#### Material provided
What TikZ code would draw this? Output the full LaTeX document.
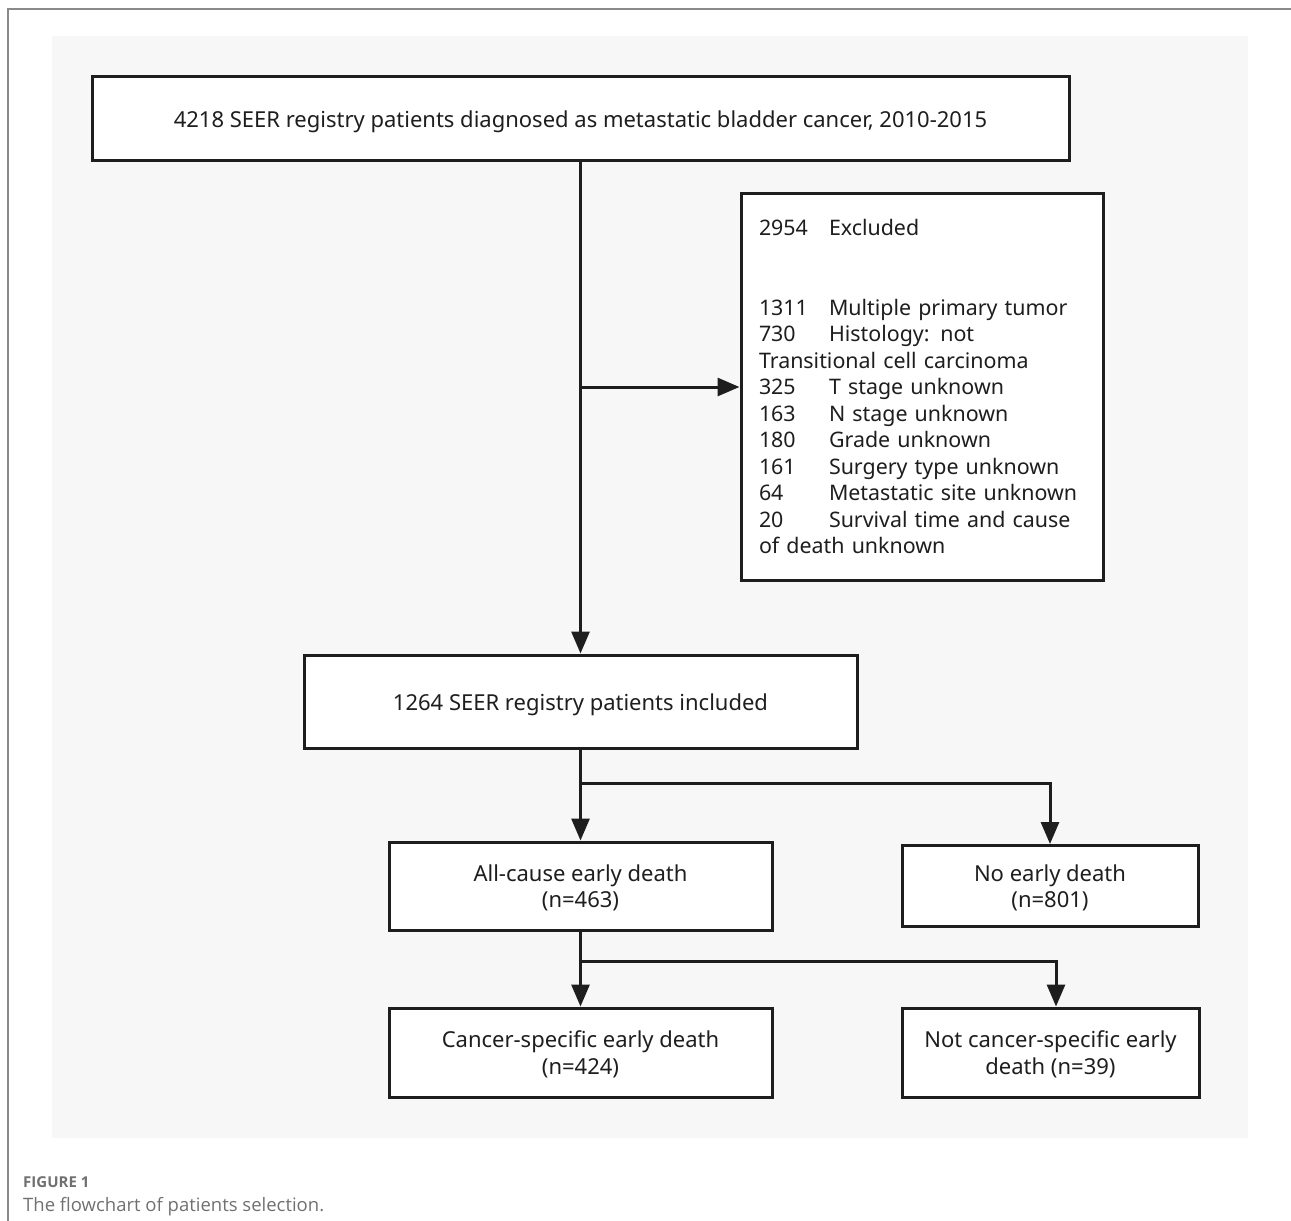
\documentclass[tikz,border=0pt]{standalone}
\usepackage{fontspec}
\setmainfont{Noto Sans}
\newfontfamily\capfont{Open Sans}
\usetikzlibrary{arrows.meta}
\definecolor{panelbg}{HTML}{F7F7F7}
\definecolor{framegray}{HTML}{8A8A8A}
\definecolor{capgray}{HTML}{707070}
\definecolor{ink}{HTML}{1E1E1E}
\newcommand{\lowstrut}[1]{\rule{0pt}{#1}}
\begin{document}
\begin{tikzpicture}[x=1pt,y=-1pt,
  box/.style={draw=ink,line width=3pt,fill=white,inner sep=0pt,align=center,
    font=\fontsize{22}{26.5}\selectfont,text=ink},
  conn/.style={draw=ink,line width=3pt},
  arr/.style={conn,-{Triangle[length=22pt,width=18pt]}},
]
\useasboundingbox (0,0) rectangle (1291,1221);
% frame and panel
\fill[panelbg] (52,36) rectangle (1248,1138);
\draw[framegray,line width=1.6pt] (8,1221) -- (8,9) -- (1291,9);
% boxes
\node[box,minimum width=977pt,minimum height=84pt] (top) at (580.5,118)
  {\lowstrut{24pt}4218 SEER registry patients diagnosed as metastatic bladder cancer, 2010-2015};
\node[box,minimum width=362pt,minimum height=387pt,text width=326pt,inner xsep=18pt,align=left,
  font=\fontsize{21.4}{26.5}\selectfont] (excl) at (922,386.5)
  {\makebox[70pt][l]{2954}Excluded\\[53pt]
   \makebox[70pt][l]{1311}Multiple primary tumor\\
   \makebox[70pt][l]{730}Histology: not\\
   Transitional cell carcinoma\\
   \makebox[70pt][l]{325}T stage unknown\\
   \makebox[70pt][l]{163}N stage unknown\\
   \makebox[70pt][l]{180}Grade unknown\\
   \makebox[70pt][l]{161}Surgery type unknown\\
   \makebox[70pt][l]{64}Metastatic site unknown\\
   \makebox[70pt][l]{20}Survival time and cause\\
   of death unknown};
\node[box,minimum width=553pt,minimum height=93pt] (incl) at (580.5,701.5)
  {\lowstrut{24pt}1264 SEER registry patients included};
\node[box,minimum width=383pt,minimum height=88pt] (allc) at (580.5,886)
  {\lowstrut{20pt}All-cause early death\\(n=463)};
\node[box,minimum width=296pt,minimum height=81pt] (noed) at (1050,886)
  {\lowstrut{20pt}No early death\\(n=801)};
\node[box,minimum width=383pt,minimum height=89pt] (csed) at (580.5,1052.5)
  {\lowstrut{20pt}Cancer-specific early death\\(n=424)};
\node[box,minimum width=297pt,minimum height=89pt] (ncsed) at (1050.5,1052.5)
  {\lowstrut{20pt}Not cancer-specific early\\death (n=39)};
% connectors
\coordinate (j1) at (580.5,387);
\draw[arr] (top.south) -- (incl.north);
\draw[arr] (j1) -- (excl.west |- j1);
\coordinate (j2) at (580.5,783);
\draw[conn] (incl.south) -- (j2);
\draw[arr] (j2) -- (allc.north);
\draw[arr] (j2) -| (noed.north);
\coordinate (j3) at (580.5,961);
\draw[conn] (allc.south) -- (j3);
\draw[arr] (j3) -- (csed.north);
\draw[arr] (j3) -| ([xshift=5.5pt]ncsed.north);
% caption
\node[anchor=base west,inner sep=0pt,text=capgray,font=\capfont\bfseries\fontsize{15}{18}\selectfont] (cap1) at (23,1187) {FIGURE 1};
\node[anchor=base west,inner sep=0pt,text=capgray,font=\capfont\fontsize{18.5}{22}\selectfont] (cap2) at (23,1211) {The flowchart of patients selection.};
\end{tikzpicture}
\end{document}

#### The task
Out of the material above, select every line that holds the string "draw".

#### Written reply
What TikZ code would draw this? Output the full LaTeX document.
  box/.style={draw=ink,line width=3pt,fill=white,inner sep=0pt,align=center,
  conn/.style={draw=ink,line width=3pt},
\draw[framegray,line width=1.6pt] (8,1221) -- (8,9) -- (1291,9);
\draw[arr] (top.south) -- (incl.north);
\draw[arr] (j1) -- (excl.west |- j1);
\draw[conn] (incl.south) -- (j2);
\draw[arr] (j2) -- (allc.north);
\draw[arr] (j2) -| (noed.north);
\draw[conn] (allc.south) -- (j3);
\draw[arr] (j3) -- (csed.north);
\draw[arr] (j3) -| ([xshift=5.5pt]ncsed.north);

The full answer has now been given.